Thankful to be home, I showered and watched Dr. Phil. Unfortunately, I got absolutely no work done yesterday and feel rather lousy about that. In any event, I had plans to meet Bezukhoff for dinner at 6:30. We met at Uncle Vanya's on the West Side. I hadn't seen him in a while, so it was good to be able to catch up. I had some very yummy borscht and pelmeni, but started to sugar crash again from all the carbs. Bezukhoff kindly treated me to the entire meal--it was very sweet. He told me that in exchange, I could put on a little concert for him. We both laughed at the idea of "singing for my supper."

It started to snow while we were on the way back to my place. We passed a bakery that smelled really good and Bezukhoff (very unecessarily) bought me tea and a cookie. (I mean, I wanted the cookie, but he was super nice to treat me to it). Back at my place I sang song after song. I must have sung 10 arias plus a few Broadway songs and at least one torch song. He said that he loved the concert and I loved having an appreciative audience. Yay! I was in a good mood and wanted to stay in and watch a movie. For laughs, we decided to watch Brando in The Wild One. I love Brando in that movie (mmm...that insolence!) and the whole thing always makes me roll with laughter (the fabulous slang..."we were hung up on the Christmas tree!" as a euphemism for being drunk). Bezukoff also thought the whole thing was quite funny.

Anyway, today was my teaching marathon day and it left me wiped with exhaustion yet again. Narc and I are going to see La Boheme tomorrow--our very first date! As I was writing this, he just called me to confirm. I just hung up the phone and my heart is pounding in my chest. I'm really nervous about it. It's so stupid to still feel so fluttery. I mean, I've known him a while--we've been on this "crazy ride" for seven months now, and I still feel butterflies about the whole thing?!? Whatever... I just hope he has a good time, and I hope he likes me, and I hope I can come up with clever things to say. Ughhh... I hate myself for caring so much!!!

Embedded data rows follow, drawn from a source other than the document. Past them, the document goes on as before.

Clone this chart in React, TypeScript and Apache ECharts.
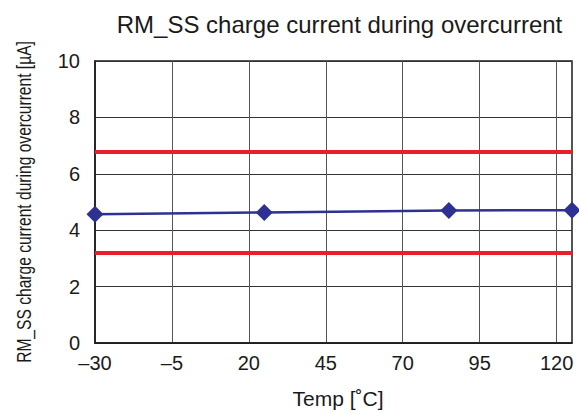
import React, { useEffect, useRef } from "react";
import * as echarts from "echarts";

const temps = [-30, 25, 85, 125];
const current = [4.57, 4.63, 4.7, 4.71];
const upperLimit = 6.77;
const lowerLimit = 3.19;
const xMin = -30;
const xMax = 125;
const xStep = 25;
const yMin = 0;
const yMax = 10;
const yStep = 2;

const titleText = "RM_SS charge current during overcurrent";
const yName = "RM_SS charge current during overcurrent [µA]";
const xName = "Temp [˚C]";

const W = 579;
const H = 414;
const gridL = 95;
const gridR = 7;
const gridT = 61;
const gridB = 71;

export default function App() {
  const ref = useRef<HTMLDivElement>(null);
  useEffect(() => {
    if (!ref.current) return;
    const chart = echarts.init(ref.current, null, { renderer: "svg" });
    const font = "'Liberation Sans', Arial, Helvetica, sans-serif";
    const plotCy = gridT + (H - gridT - gridB) / 2;
    chart.setOption({
      animation: false,
      backgroundColor: "#ffffff",
      grid: {
        left: gridL,
        right: gridR,
        top: gridT,
        bottom: gridB,
        show: true,
        borderColor: "#1a1a1a",
        borderWidth: 1.5,
      },
      graphic: [
        {
          type: "text",
          x: 339.5,
          y: 24,
          style: {
            text: titleText,
            font: `24px ${font}`,
            fill: "#1a1a1a",
            align: "center",
            verticalAlign: "middle",
          },
        },
        {
          type: "text",
          x: 338,
          y: 398,
          style: {
            text: xName,
            font: `21px ${font}`,
            fill: "#1a1a1a",
            align: "center",
            verticalAlign: "middle",
          },
        },
        {
          type: "text",
          x: 24,
          y: plotCy,
          rotation: Math.PI / 2,
          scaleX: 0.78,
          style: {
            text: yName,
            font: `20px ${font}`,
            fill: "#1a1a1a",
            align: "center",
            verticalAlign: "middle",
          },
        },
      ],
      xAxis: {
        type: "value",
        min: xMin,
        max: xMax,
        interval: xStep,
        axisLine: { show: true, onZero: false, lineStyle: { color: "#1a1a1a", width: 1.5 } },
        axisTick: { show: false },
        splitLine: { show: true, lineStyle: { color: "#555", width: 1 } },
        axisLabel: {
          color: "#1a1a1a",
          fontSize: 20,
          fontFamily: font,
          margin: 10,
          showMaxLabel: false,
          formatter: (v: number) => (v === xMax ? "" : String(v).replace("-", "–")),
        },
      },
      yAxis: {
        type: "value",
        min: yMin,
        max: yMax,
        interval: yStep,
        axisLine: { show: true, onZero: false, lineStyle: { color: "#1a1a1a", width: 1.5 } },
        axisTick: { show: false },
        splitLine: { show: true, lineStyle: { color: "#333", width: 1 } },
        axisLabel: {
          color: "#1a1a1a",
          fontSize: 20,
          fontFamily: font,
          margin: 15,
        },
      },
      series: [
        {
          type: "line",
          data: [
            [xMin, upperLimit],
            [xMax, upperLimit],
          ],
          symbol: "none",
          lineStyle: { color: "#e8202a", width: 4 },
          z: 3,
        },
        {
          type: "line",
          data: [
            [xMin, lowerLimit],
            [xMax, lowerLimit],
          ],
          symbol: "none",
          lineStyle: { color: "#e8202a", width: 4 },
          z: 3,
        },
        {
          type: "line",
          data: temps.map((t, i) => [t, current[i]]),
          symbol: "diamond",
          symbolSize: 17,
          itemStyle: { color: "#2e3192" },
          lineStyle: { color: "#2e3192", width: 2.5 },
          z: 4,
        },
      ],
    });
    return () => chart.dispose();
  }, []);
  return (
    <div
      ref={ref}
      style={{ position: "fixed", left: 0, top: 0, width: W, height: H }}
    />
  );
}
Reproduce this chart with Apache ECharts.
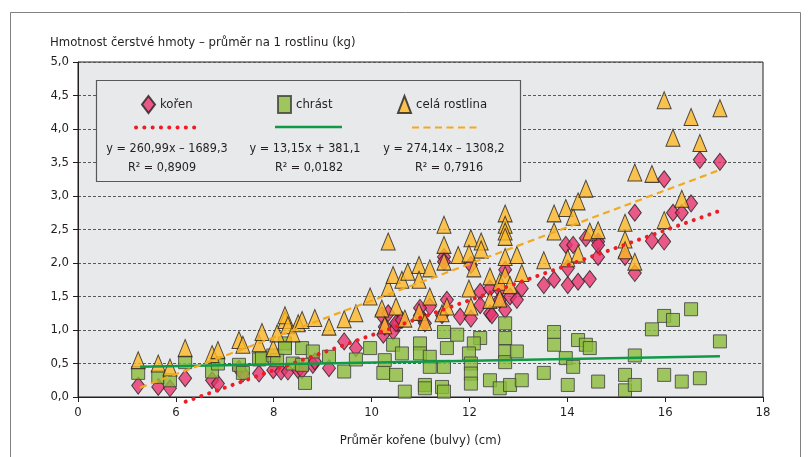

Anyway, I'll definitely let you all know how it goes.

Until then!

-Hyde

2 comments:

sunshine said...

You live the life. Never a dull moment. Have a great weekend, can't wait to read about it on Monday.

I left a comment to your comment on my blog about where I stay in NYC. It's the Avenue of the Americas, Time Square.

Flash said...

You have such an amazing life, it defies belief.
I am genuinley happy that things seem to be going the way you want them to with Narc.